TASK TO CARRY OUT:
Copy each line with the word "chart" in it.

AVAILABLE DATA:
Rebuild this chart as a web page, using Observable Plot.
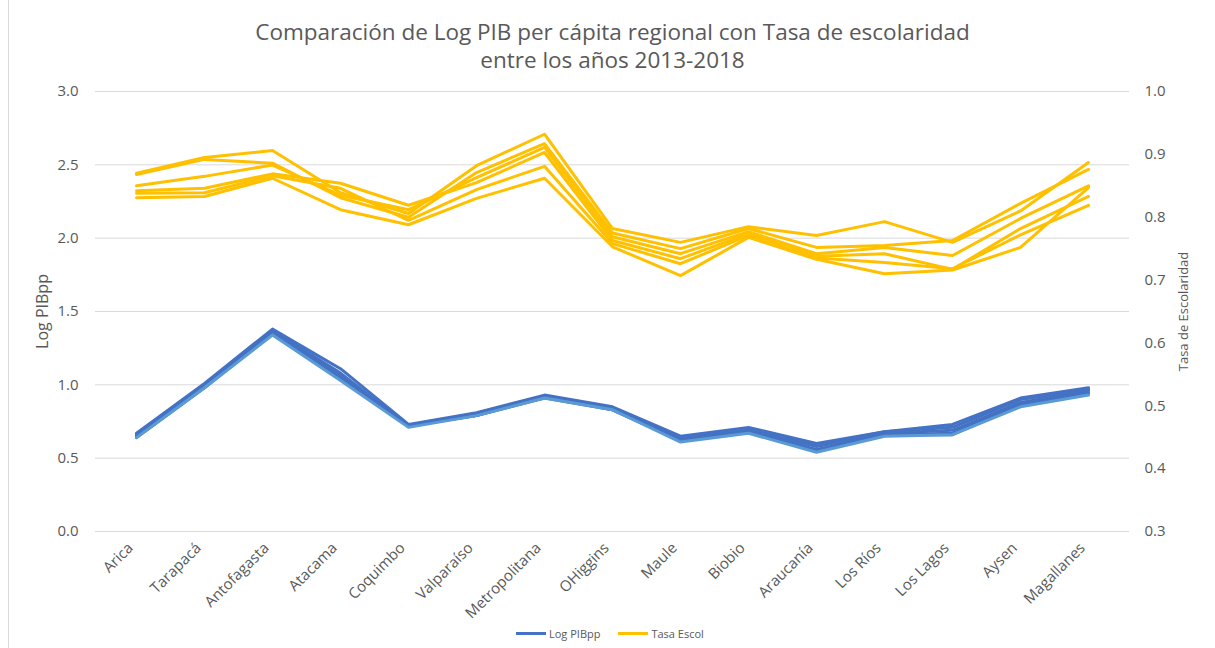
<!DOCTYPE html>
<html>
<head>
<meta charset="utf-8">
<script src="https://cdn.jsdelivr.net/npm/d3@7"></script>
<script src="https://cdn.jsdelivr.net/npm/@observablehq/plot@0.6"></script>
<style>
  html, body { margin: 0; padding: 0; background: #fff; }
  #wrap { position: relative; width: 1215px; height: 648px; overflow: hidden; font-family: "Open Sans", sans-serif; color: #595959; }
  #border { position: absolute; left: 8px; top: 0; width: 1px; height: 648px; background: #d9d9d9; }
  #title { position: absolute; top: 18px; left: 0; width: 1225px; text-align: center; font-size: 22.5px; line-height: 28px; color: #595959; }
  #chart { position: absolute; left: 0; top: 0; }
  #legend { position: absolute; top: 626px; left: 516px; display: flex; align-items: center; font-size: 11px; color: #595959; }
  .sw { display: inline-block; width: 30px; height: 3px; margin-right: 3px; }
  .item { display: flex; align-items: center; margin-right: 18px; }
</style>
</head>
<body>
<div id="wrap">
  <div id="border"></div>
  <div id="title">Comparación de Log PIB per cápita regional con Tasa de escolaridad<br>entre los años 2013-2018</div>
  <div id="chart"></div>
  <div id="legend">
    <div class="item"><span class="sw" style="background:#4472C4"></span>Log PIBpp</div>
    <div class="item"><span class="sw" style="background:#FFC000"></span>Tasa Escol</div>
  </div>
</div>
<script>
const regions = ["Arica", "Tarapacá", "Antofagasta", "Atacama", "Coquimbo", "Valparaíso", "Metropolitana", "OHiggins", "Maule", "Biobio", "Araucanía", "Los Ríos", "Los Lagos", "Aysen", "Magallanes"];
const years = [2013, 2014, 2015, 2016, 2017, 2018];

// Log PIB per cápita, one array per year (order of regions)
const logPIB_2013 = [0.67, 1.01, 1.38, 1.11, 0.73, 0.81, 0.93, 0.85, 0.65, 0.71, 0.60, 0.68, 0.73, 0.91, 0.98];
const logPIB_2014 = [0.66, 1.00, 1.37, 1.08, 0.72, 0.80, 0.92, 0.84, 0.64, 0.70, 0.59, 0.68, 0.71, 0.90, 0.97];
const logPIB_2015 = [0.65, 0.99, 1.36, 1.06, 0.72, 0.80, 0.92, 0.84, 0.63, 0.69, 0.58, 0.67, 0.69, 0.88, 0.96];
const logPIB_2016 = [0.65, 0.99, 1.35, 1.05, 0.72, 0.79, 0.92, 0.83, 0.62, 0.68, 0.56, 0.66, 0.67, 0.87, 0.95];
const logPIB_2017 = [0.64, 0.98, 1.35, 1.04, 0.72, 0.79, 0.91, 0.83, 0.62, 0.68, 0.55, 0.66, 0.66, 0.86, 0.94];
const logPIB_2018 = [0.64, 0.98, 1.34, 1.03, 0.71, 0.79, 0.91, 0.83, 0.61, 0.67, 0.54, 0.65, 0.66, 0.85, 0.93];

// Tasa de escolaridad, one array per year (order of regions)
const tasa_2013 = [0.870, 0.895, 0.906, 0.839, 0.806, 0.882, 0.932, 0.782, 0.760, 0.785, 0.771, 0.793, 0.760, 0.810, 0.887];
const tasa_2014 = [0.868, 0.892, 0.886, 0.831, 0.800, 0.871, 0.917, 0.775, 0.750, 0.782, 0.752, 0.755, 0.763, 0.822, 0.876];
const tasa_2015 = [0.850, 0.865, 0.883, 0.835, 0.812, 0.863, 0.911, 0.769, 0.742, 0.777, 0.742, 0.752, 0.739, 0.798, 0.850];
const tasa_2016 = [0.842, 0.846, 0.869, 0.854, 0.819, 0.855, 0.903, 0.763, 0.734, 0.774, 0.738, 0.742, 0.717, 0.782, 0.833];
const tasa_2017 = [0.838, 0.839, 0.866, 0.846, 0.795, 0.844, 0.881, 0.758, 0.726, 0.771, 0.735, 0.728, 0.718, 0.772, 0.819];
const tasa_2018 = [0.831, 0.833, 0.862, 0.812, 0.788, 0.830, 0.862, 0.753, 0.707, 0.768, 0.733, 0.710, 0.716, 0.752, 0.847];

const leftTicks = [0, 0.5, 1.0, 1.5, 2.0, 2.5, 3.0];
const rightTicks = [0.3, 0.4, 0.5, 0.6, 0.7, 0.8, 0.9, 1.0];

const pibSeries = [logPIB_2013, logPIB_2014, logPIB_2015, logPIB_2016, logPIB_2017, logPIB_2018];
const tasaSeries = [tasa_2013, tasa_2014, tasa_2015, tasa_2016, tasa_2017, tasa_2018];
const pibColors = ["#4472C4", "#4472C4", "#4472C4", "#4472C4", "#4472C4", "#5B9BD5"];

// secondary axis mapping: [0.3, 1.0] -> [0, 3]
const toLeft = v => (v - 0.3) * 3 / 0.7;
const fromLeft = v => v * 0.7 / 3 + 0.3;

const pibData = [];
pibSeries.forEach((arr, i) => arr.forEach((v, j) => pibData.push({year: years[i], region: regions[j], value: v, color: pibColors[i]})));
const tasaData = [];
tasaSeries.forEach((arr, i) => arr.forEach((v, j) => tasaData.push({year: years[i], region: regions[j], value: v})));

const chart = Plot.plot({
  width: 1215,
  height: 648,
  marginTop: 91,
  marginBottom: 117,
  marginLeft: 95,
  marginRight: 86,
  style: {fontFamily: "Open Sans, sans-serif", fontSize: "14px", color: "#595959", background: "transparent"},
  x: {type: "point", domain: regions, padding: 0.5},
  y: {domain: [0, 3]},
  marks: [
    Plot.gridY(leftTicks, {stroke: "#d9d9d9", strokeOpacity: 1, strokeWidth: 1}),
    Plot.axisY(leftTicks, {anchor: "left", tickSize: 0, tickPadding: 17, tickFormat: d => d.toFixed(1), fontSize: 15, label: null}),
    Plot.text(["Log PIBpp"], {frameAnchor: "left", dx: -53, rotate: -90, textAnchor: "middle", fontSize: 16, fill: "#595959"}),
    Plot.axisY(rightTicks.map(toLeft), {anchor: "right", tickSize: 0, tickPadding: 15, tickFormat: d => fromLeft(d).toFixed(1), fontSize: 15,
      label: null}),
    Plot.text(["Tasa de Escolaridad"], {frameAnchor: "right", dx: 54, rotate: -90, textAnchor: "middle", fontSize: 13, fill: "#595959"}),
    Plot.axisX({tickSize: 0, tickRotate: -45, tickPadding: 14, dx: -6, fontSize: 15, label: null}),
    Plot.line(tasaData, {x: "region", y: d => toLeft(d.value), z: "year", stroke: "#FFC000", strokeWidth: 3, strokeLinejoin: "round"}),
    Plot.line(pibData, {x: "region", y: "value", z: "year", stroke: "color", strokeWidth: 3, strokeLinejoin: "round"})
  ]
});
document.getElementById("chart").appendChild(chart);
</script>
</body>
</html>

ANSWER IN FULL:
Rebuild this chart as a web page, using Observable Plot.
  #chart { position: absolute; left: 0; top: 0; }
  <div id="chart"></div>
const chart = Plot.plot({
document.getElementById("chart").appendChild(chart);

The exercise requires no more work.